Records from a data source
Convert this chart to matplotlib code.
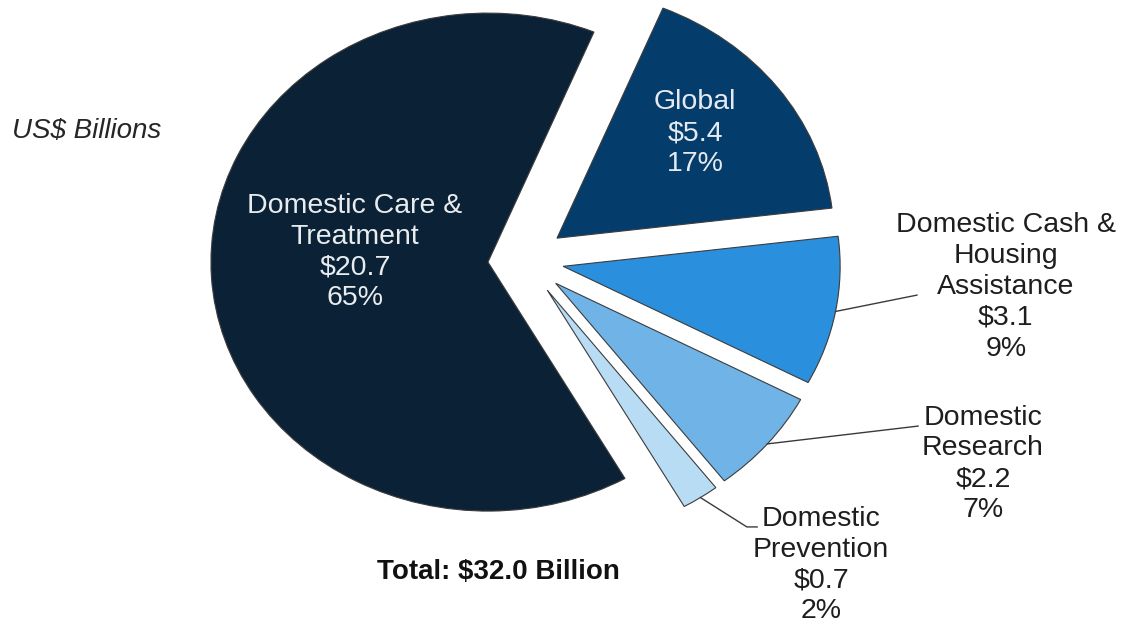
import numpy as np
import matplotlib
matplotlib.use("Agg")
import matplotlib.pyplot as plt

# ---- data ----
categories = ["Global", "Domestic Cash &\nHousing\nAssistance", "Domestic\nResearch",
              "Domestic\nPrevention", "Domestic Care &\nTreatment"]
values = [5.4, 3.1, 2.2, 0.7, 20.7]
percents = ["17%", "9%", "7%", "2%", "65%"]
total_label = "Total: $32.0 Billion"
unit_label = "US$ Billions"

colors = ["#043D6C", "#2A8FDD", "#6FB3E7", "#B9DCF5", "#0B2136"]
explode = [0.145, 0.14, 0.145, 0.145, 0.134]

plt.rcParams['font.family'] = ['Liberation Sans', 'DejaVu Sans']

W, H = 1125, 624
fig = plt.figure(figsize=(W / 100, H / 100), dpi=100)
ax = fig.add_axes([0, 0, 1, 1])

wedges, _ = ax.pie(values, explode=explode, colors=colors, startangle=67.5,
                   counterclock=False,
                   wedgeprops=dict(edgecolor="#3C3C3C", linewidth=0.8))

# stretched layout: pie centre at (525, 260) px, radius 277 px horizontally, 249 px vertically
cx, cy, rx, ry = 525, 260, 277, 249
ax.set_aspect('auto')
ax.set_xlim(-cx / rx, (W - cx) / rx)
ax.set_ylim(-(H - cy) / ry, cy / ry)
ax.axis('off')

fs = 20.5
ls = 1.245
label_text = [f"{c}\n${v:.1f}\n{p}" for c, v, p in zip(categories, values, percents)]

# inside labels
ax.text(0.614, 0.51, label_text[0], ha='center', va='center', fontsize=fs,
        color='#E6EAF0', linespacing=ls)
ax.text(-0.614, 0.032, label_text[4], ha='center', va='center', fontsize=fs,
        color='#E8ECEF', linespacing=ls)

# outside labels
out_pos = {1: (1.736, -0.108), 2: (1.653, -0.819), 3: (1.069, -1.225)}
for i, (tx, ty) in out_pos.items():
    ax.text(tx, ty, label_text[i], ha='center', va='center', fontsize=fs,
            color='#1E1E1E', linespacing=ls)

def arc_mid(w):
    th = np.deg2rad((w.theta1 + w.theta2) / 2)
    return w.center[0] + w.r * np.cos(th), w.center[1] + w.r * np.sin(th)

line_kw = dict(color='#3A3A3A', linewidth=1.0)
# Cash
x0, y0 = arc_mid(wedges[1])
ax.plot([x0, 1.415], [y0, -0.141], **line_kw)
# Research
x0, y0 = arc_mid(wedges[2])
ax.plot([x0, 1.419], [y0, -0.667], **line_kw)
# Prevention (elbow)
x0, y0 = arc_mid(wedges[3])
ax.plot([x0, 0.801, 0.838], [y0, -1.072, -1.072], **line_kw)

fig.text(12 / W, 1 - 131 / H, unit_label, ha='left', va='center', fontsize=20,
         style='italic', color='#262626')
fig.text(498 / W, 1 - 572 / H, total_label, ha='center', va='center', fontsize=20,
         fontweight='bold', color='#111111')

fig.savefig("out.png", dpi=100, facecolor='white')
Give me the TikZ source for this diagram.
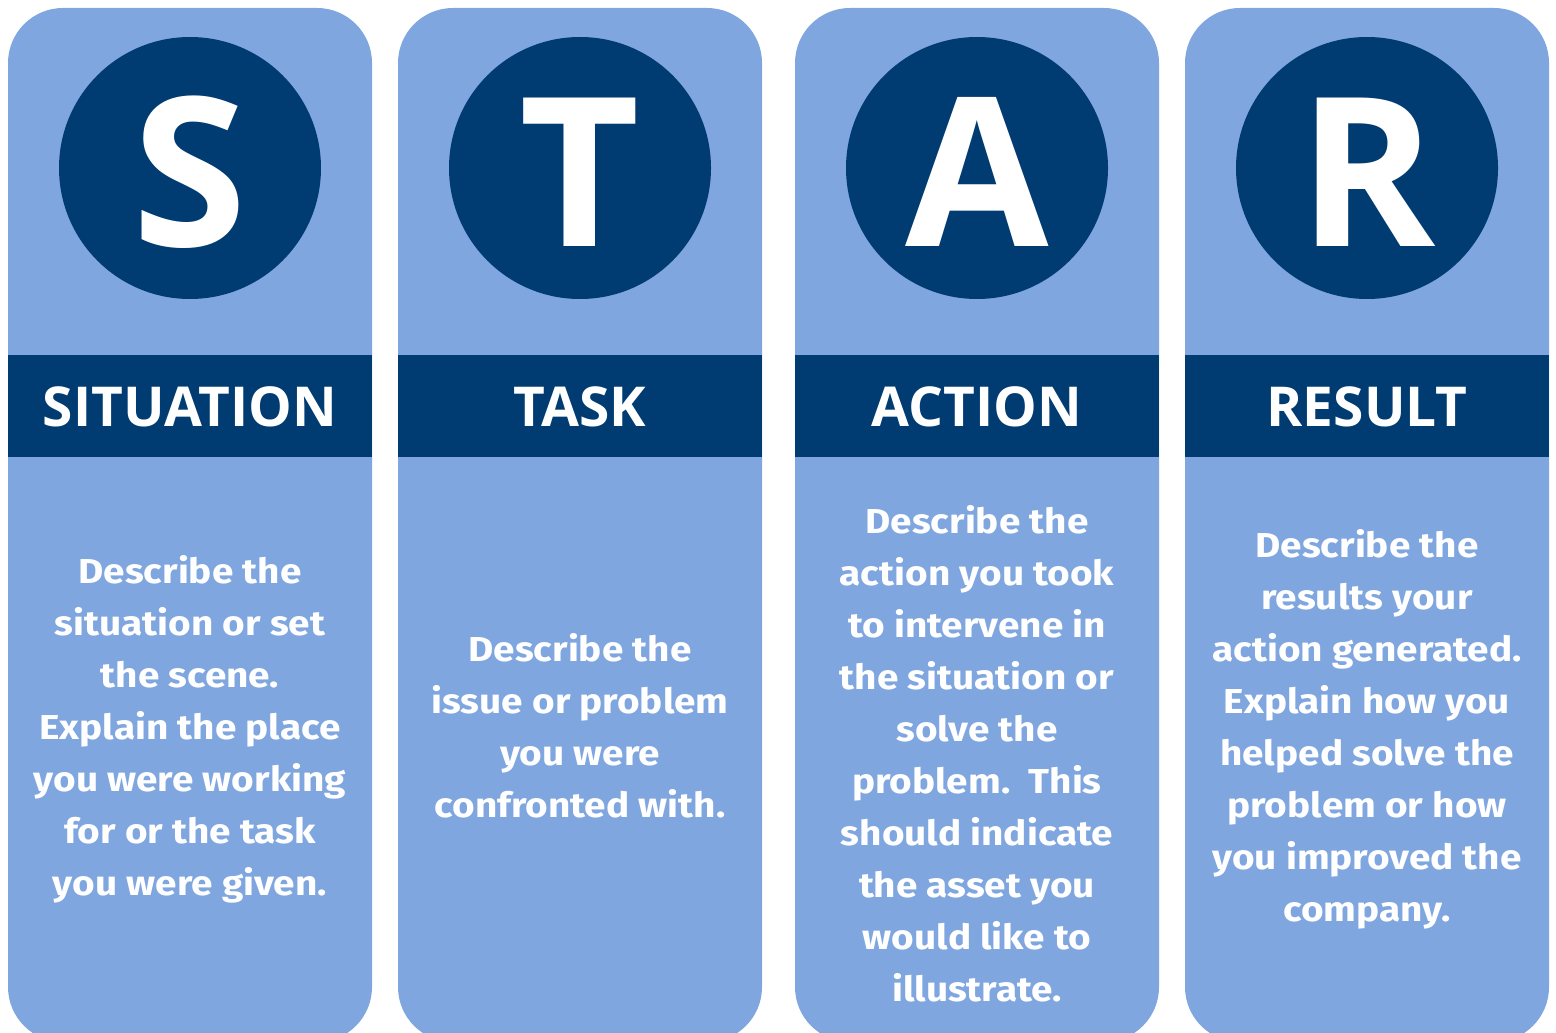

- **Written problem**: Print out every entry above without changing a word, and leave out the pictures.

- **Correct answer**:
Convert this chart to matplotlib code.
import numpy as np
import matplotlib
matplotlib.use("Agg")
import matplotlib.pyplot as plt

# ---- data ----
categories = ["Global", "Domestic Cash &\nHousing\nAssistance", "Domestic\nResearch",
              "Domestic\nPrevention", "Domestic Care &\nTreatment"]
values = [5.4, 3.1, 2.2, 0.7, 20.7]
percents = ["17%", "9%", "7%", "2%", "65%"]
total_label = "Total: $32.0 Billion"
unit_label = "US$ Billions"

colors = ["#043D6C", "#2A8FDD", "#6FB3E7", "#B9DCF5", "#0B2136"]
explode = [0.145, 0.14, 0.145, 0.145, 0.134]

plt.rcParams['font.family'] = ['Liberation Sans', 'DejaVu Sans']

W, H = 1125, 624
fig = plt.figure(figsize=(W / 100, H / 100), dpi=100)
ax = fig.add_axes([0, 0, 1, 1])

wedges, _ = ax.pie(values, explode=explode, colors=colors, startangle=67.5,
                   counterclock=False,
                   wedgeprops=dict(edgecolor="#3C3C3C", linewidth=0.8))

# stretched layout: pie centre at (525, 260) px, radius 277 px horizontally, 249 px vertically
cx, cy, rx, ry = 525, 260, 277, 249
ax.set_aspect('auto')
ax.set_xlim(-cx / rx, (W - cx) / rx)
ax.set_ylim(-(H - cy) / ry, cy / ry)
ax.axis('off')

fs = 20.5
ls = 1.245
label_text = [f"{c}\n${v:.1f}\n{p}" for c, v, p in zip(categories, values, percents)]

# inside labels
ax.text(0.614, 0.51, label_text[0], ha='center', va='center', fontsize=fs,
        color='#E6EAF0', linespacing=ls)
ax.text(-0.614, 0.032, label_text[4], ha='center', va='center', fontsize=fs,
        color='#E8ECEF', linespacing=ls)

# outside labels
out_pos = {1: (1.736, -0.108), 2: (1.653, -0.819), 3: (1.069, -1.225)}
for i, (tx, ty) in out_pos.items():
    ax.text(tx, ty, label_text[i], ha='center', va='center', fontsize=fs,
            color='#1E1E1E', linespacing=ls)

def arc_mid(w):
    th = np.deg2rad((w.theta1 + w.theta2) / 2)
    return w.center[0] + w.r * np.cos(th), w.center[1] + w.r * np.sin(th)

line_kw = dict(color='#3A3A3A', linewidth=1.0)
# Cash
x0, y0 = arc_mid(wedges[1])
ax.plot([x0, 1.415], [y0, -0.141], **line_kw)
# Research
x0, y0 = arc_mid(wedges[2])
ax.plot([x0, 1.419], [y0, -0.667], **line_kw)
# Prevention (elbow)
x0, y0 = arc_mid(wedges[3])
ax.plot([x0, 0.801, 0.838], [y0, -1.072, -1.072], **line_kw)

fig.text(12 / W, 1 - 131 / H, unit_label, ha='left', va='center', fontsize=20,
         style='italic', color='#262626')
fig.text(498 / W, 1 - 572 / H, total_label, ha='center', va='center', fontsize=20,
         fontweight='bold', color='#111111')

fig.savefig("out.png", dpi=100, facecolor='white')
Give me the TikZ source for this diagram.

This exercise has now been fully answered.